Shortly before that I had spent a year as Communications Director for a statewide pro-life referendum. In the course of losing that fight it was powerfully borne in on me that my type was not welcome 'round here. Virtually no media coverage was fair, much less friendly. Local was not a friendly place to be. What a relief to find that there were people like me scattered around the country, and that I wasn't alone after all.
But there's still a longing for local, and now and then one of my e-buddies floats the fantasy that it would be great to shake the dust off our feet and go someplace safe and stable, to live and raise the kids. (Walker Percy's Lost Cove, TN, for example.)
But utopia ain't all it's cracked up to be. I was searching for a post that came in very early in this blog I think Rod pasted it in, on the first or second day. A woman was writing about living in a Christian intentional community, all homeschoolers and good earnest types. I remember she said that the gals all wear dresses and the men make sure the gals wear dresses. And she said that there is an insular and negative mindset, paranoia about the outside world, and ceaseless ain't-it-awful self-righteousness about the culture war. But the main point she made was that the upright citizens fail to notice that their teen children are parachuting out of the biodome "getting pregnant, getting drunk, and joining the military" was the intriguing trio of examples she gave.
I'd like us to recognize that local isn't always easy.

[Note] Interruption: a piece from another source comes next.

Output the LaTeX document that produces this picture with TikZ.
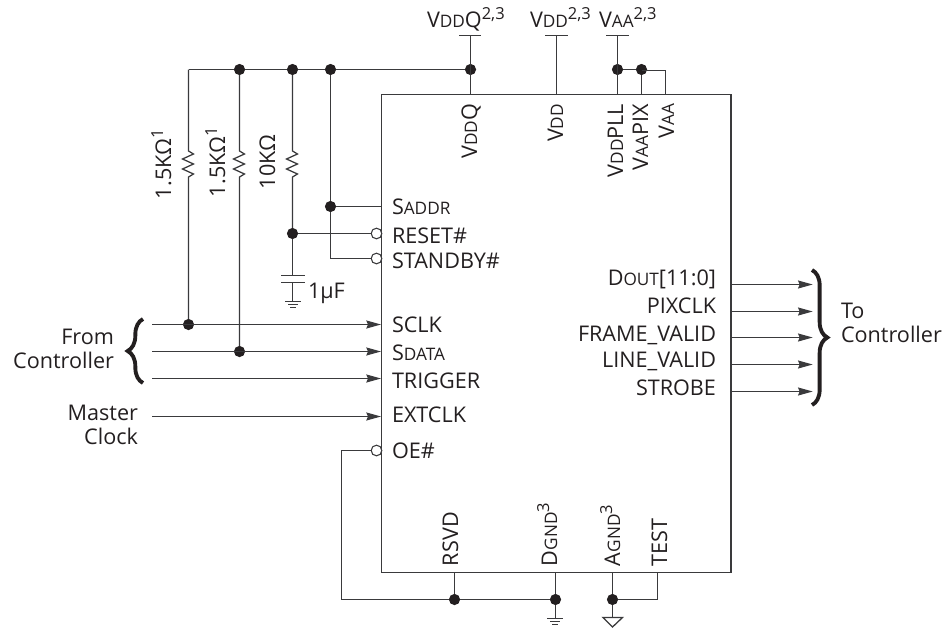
\documentclass[tikz,border=0pt]{standalone}
\usepackage{fontspec}
\setmainfont{Open Sans}
\usetikzlibrary{arrows.meta, decorations.pathreplacing}
\definecolor{wire}{HTML}{3A3A3C}
\definecolor{ink}{HTML}{231F20}
\newcommand{\sm}[1]{{\fontsize{12.9}{14}\selectfont #1}}
\newcommand{\supr}[1]{\raisebox{6pt}{\fontsize{12.4}{14}\selectfont #1}}
\tikzset{
every node/.style={text=ink, font=\fontsize{16.2}{18}\selectfont, inner sep=0pt, outer sep=0pt},
dot/.style={circle, fill=ink, minimum size=8.4pt},
bubble/.style={circle, draw=wire, fill=white, line width=0.8pt, minimum size=8pt},
pinl/.style={anchor=base west},
pinr/.style={anchor=base east},
pintop/.style={rotate=90, anchor=base east},
pinbot/.style={rotate=90, anchor=base west},
wires/.style={draw=wire, line width=0.95pt},
sig/.style={wires, -{Stealth[length=11pt,width=6pt,inset=1.2pt]}},
tbar/.style={wires, line width=0.9pt},
zig/.style={to path={-- ++(0,1) -- ++(5,3) -- ++(-11,5) -- ++(11,5) -- ++(-11,5) -- ++(11,5) -- ++(-5,3) -- (\tikztotarget)}},
brace/.style={draw=ink, line width=2.9pt, decorate, decoration={brace, amplitude=11.5pt}},
}
\begin{document}
\begin{tikzpicture}[x=0.75pt, y=-0.75pt]
    \useasboundingbox (0,0) rectangle (949,629);

    % chip
    \node[draw=wire, line width=0.95pt, anchor=north west, minimum width=262.1pt, minimum height=358.5pt] (chip) at (381.5,94.5) { };

    %pins on the left side
    \node[pinl] (saddr)   at (392,214) {S\sm{ADDR}};
    \node[pinl] (reset)   at (392,243) {RESET\#};
    \node[pinl] (standby) at (392,268) {STANDBY\#};
    \node[pinl] (sclk)    at (392,332) {SCLK};
    \node[pinl] (sdata)   at (392,360) {S\sm{DATA}};
    \node[pinl] (trigger) at (392,388) {TRIGGER};
    \node[pinl] (extclk)  at (392,422) {EXTCLK};
    \node[pinl] (oe)      at (392,458) {OE\#};

    %pins on the right side
    \node[pinr] (dout)   at (716,285) {D\sm{OUT}[11:0]};
    \node[pinr] (pixclk) at (716,313) {PIXCLK};
    \node[pinr] (frame)  at (716,341) {FRAME\_VALID};
    \node[pinr] (line)   at (716,367) {LINE\_VALID};
    \node[pinr] (strobe) at (716,395) {STROBE};

    %pins on top
    \node[pintop] (vddqpin)   at (477,104) {V\sm{DD}Q};
    \node[pintop] (vddpin)    at (563,104) {V\sm{DD}};
    \node[pintop] (vddpllpin) at (623,104) {V\sm{DD}PLL};
    \node[pintop] (vaapixpin) at (648,104) {V\sm{AA}PIX};
    \node[pintop] (vaapin)    at (674,104) {V\sm{AA}};

    %pins on the bottom
    \node[pinbot] (rsvd)    at (458,566) {RSVD};
    \node[pinbot] (dgndpin) at (557,566) {D\sm{GND}\supr{3}};
    \node[pinbot] (agndpin) at (620,566) {A\sm{GND}\supr{3}};
    \node[pinbot] (test)    at (667,566) {TEST};

    %supply labels
    \node[pinl] (vddqlab) at (427,27) {V\sm{DD}Q\supr{2,3}};
    \node[pinl] (vddlab)  at (530,27) {V\sm{DD}\supr{2,3}};
    \node[pinl] (vaalab)  at (599,27) {V\sm{AA}\supr{2,3}};

    %outside labels
    \node[pinr] (from)    at (114,344) {From};
    \node[pinr] (fromc)   at (114,368) {Controller};
    \node[pinr] (master)  at (138,420) {Master};
    \node[pinr] (clock)   at (138,444) {Clock};
    \node[pinl] (to)      at (841,318) {To};
    \node[pinl] (toc)     at (841,342) {Controller};
    \node[pinl] (cval)    at (308,298) {1µF};
    \node[rotate=90, anchor=base west] (r1lab) at (171,199) {1.5KΩ\supr{1}};
    \node[rotate=90, anchor=base west] (r2lab) at (225,197) {1.5KΩ\supr{1}};
    \node[rotate=90, anchor=base west] (r3lab) at (275,189) {10KΩ};

    %dots
    \node[dot] (d1)  at (239.5,69.5) { };
    \node[dot] (d2)  at (292.5,69.5) { };
    \node[dot] (d3)  at (330.5,69.5) { };
    \node[dot] (d4)  at (470.5,69.5) { };
    \node[dot] (d5)  at (617.5,69.5) { };
    \node[dot] (d6)  at (641.5,69.5) { };
    \node[dot] (d7)  at (330.5,206.5) { };
    \node[dot] (d8)  at (292.5,233.5) { };
    \node[dot] (d9)  at (188.5,324.5) { };
    \node[dot] (d10) at (239.5,351.5) { };
    \node[dot] (d11) at (454.5,599.5) { };
    \node[dot] (d12) at (555.5,599.5) { };
    \node[dot] (d13) at (612.5,599.5) { };

    %bubbles
    \node[bubble] (b1) at (376.5,233.5) { };
    \node[bubble] (b2) at (376.5,258.5) { };
    \node[bubble] (b3) at (376.5,450.5) { };

    %free ends
    \coordinate (railend) at (188.5,69.5);
    \coordinate (r1top) at (188.5,150);  \coordinate (r1bot) at (188.5,179);
    \coordinate (r2top) at (239.5,150);  \coordinate (r2bot) at (239.5,179);
    \coordinate (r3top) at (292.5,150);  \coordinate (r3bot) at (292.5,179);
    \coordinate (c1l) at (281,275.5);    \coordinate (c1r) at (305,275.5);
    \coordinate (c2l) at (281,282.5);    \coordinate (c2r) at (305,282.5);
    \coordinate (c2m) at (292.5,282.5);  \coordinate (c1m) at (292.5,275.5);
    \coordinate (g1m) at (292.5,301.5);
    \coordinate (g2m) at (555.5,618.5);
    \coordinate (tritop) at (612.5,617.5);
    \coordinate (sclkin) at (152,324.5);   \coordinate (sclkout) at (381,324.5);
    \coordinate (sdatain) at (152,351.5);  \coordinate (sdataout) at (381,351.5);
    \coordinate (trigin) at (152,378.5);   \coordinate (trigout) at (381,378.5);
    \coordinate (extin) at (152,416.5);    \coordinate (extout) at (381,416.5);
    \coordinate (saddrend) at (381.5,206.5);
    \coordinate (oecorner) at (341.5,450.5);
    \coordinate (oelow) at (341.5,599.5);
    \coordinate (vddqt) at (470.5,35.5);    \coordinate (vddqb) at (470.5,94.5);
    \coordinate (vddt) at (556.5,35.5);   \coordinate (vddb) at (556.5,94.5);
    \coordinate (vaat) at (617.5,35.5);   \coordinate (vaab) at (617.5,94.5);
    \coordinate (vaapixb) at (641.5,94.5);
    \coordinate (vaaup) at (665.5,70.5);  \coordinate (vaab2) at (665.5,94.5);
    \coordinate (vaaleft) at (641.5,70.5);
    \coordinate (rsvdb) at (454.5,572.5);
    \coordinate (dgndb) at (555.5,572.5);
    \coordinate (agndb) at (612.5,572.5);
    \coordinate (testb) at (657.5,572.5);
    \coordinate (testlow) at (657.5,599.5);
    \coordinate (lbt) at (143,319);  \coordinate (lbb) at (143,383);
    \coordinate (rbt) at (812,270);  \coordinate (rbb) at (812,405);

    %supply rails
    \draw[wires] (railend)--(d1);
    \draw[wires] (d1)--(d2);
    \draw[wires] (d2)--(d3);
    \draw[wires] (d3)--(d4);
    \draw[wires] (vddqt)--(vddqb);
    \draw[wires] (vddt)--(vddb);
    \draw[wires] (vaat)--(vaab);
    \draw[wires] (d5)--(d6);
    \draw[wires] (vaaleft)--(vaaup)--(vaab2);
    \draw[wires] (d6)--(vaapixb);
    \draw[tbar] (459,35.5)--(481,35.5);
    \draw[tbar] (545,35.5)--(568,35.5);
    \draw[tbar] (606,35.5)--(629,35.5);

    %resistors
    \draw[wires] (railend)--(r1top) to[zig] (r1bot)--(d9);
    \draw[wires] (d1)--(r2top) to[zig] (r2bot)--(d10);
    \draw[wires] (d2)--(r3top) to[zig] (r3bot)--(d8);

    %capacitor and its ground
    \draw[wires] (d8)--(c1m);
    \draw[wires] (c1l)--(c1r);
    \draw[wires] (c2l)--(c2r);
    \draw[wires] (c2m)--(g1m);
    \draw[wires] (285,301.5)--(301,301.5);
    \draw[wires] (288,304.5)--(298,304.5);
    \draw[wires] (290,307.5)--(296,307.5);

    %reset and standby
    \draw[wires] (d3)--(d7);
    \draw[wires] (d7)--(saddrend);
    \draw[wires] (d8)--(b1);
    \draw[wires] (d7) |- (b2);

    %inputs
    \draw[sig] (sclkin)--(sclkout);
    \draw[sig] (sdatain)--(sdataout);
    \draw[sig] (trigin)--(trigout);
    \draw[sig] (extin)--(extout);

    %outputs
    \draw[sig] (731.7,284.5)--(812.7,284.5);
    \draw[sig] (731.7,311.5)--(812.7,311.5);
    \draw[sig] (731.7,337.5)--(812.7,337.5);
    \draw[sig] (731.7,364.5)--(812.7,364.5);
    \draw[sig] (731.7,391.5)--(812.7,391.5);

    %braces
    \draw[brace] (lbb)--(lbt);
    \draw[brace] (rbt)--(rbb);

    %bottom
    \draw[wires] (b3)--(oecorner)--(oelow)--(d11);
    \draw[wires] (d11)--(d12);
    \draw[wires] (rsvdb)--(d11);
    \draw[wires] (dgndb)--(d12);
    \draw[wires] (d12)--(g2m);
    \draw[wires] (547,618.5)--(563,618.5);
    \draw[wires] (550,621.5)--(560,621.5);
    \draw[wires] (552,624.5)--(558,624.5);
    \draw[wires] (agndb)--(d13);
    \draw[wires] (d13)--(tritop);
    \draw[wires] (d13)--(testlow)--(testb);
    \draw[wires] (603,617.5)--(622.5,617.5)--(612.5,627)--cycle;
\end{tikzpicture}
\end{document}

This is especially true if even the church we belong to is no haven, but a place where a variety of theological and moral views are on parade. Our true sense of belonging may not be local at all, but come from something very much more scattered.
And even if we voluntarily localize ourselves for the sake of our children, they too will be just as capable one day of jumping out of the local context. They too can seek their values and meaning from the outside world values that may be the very ones we were seeking to evade.
So, local is a good thing, Rod, but technology has helped me find many more convivial friends.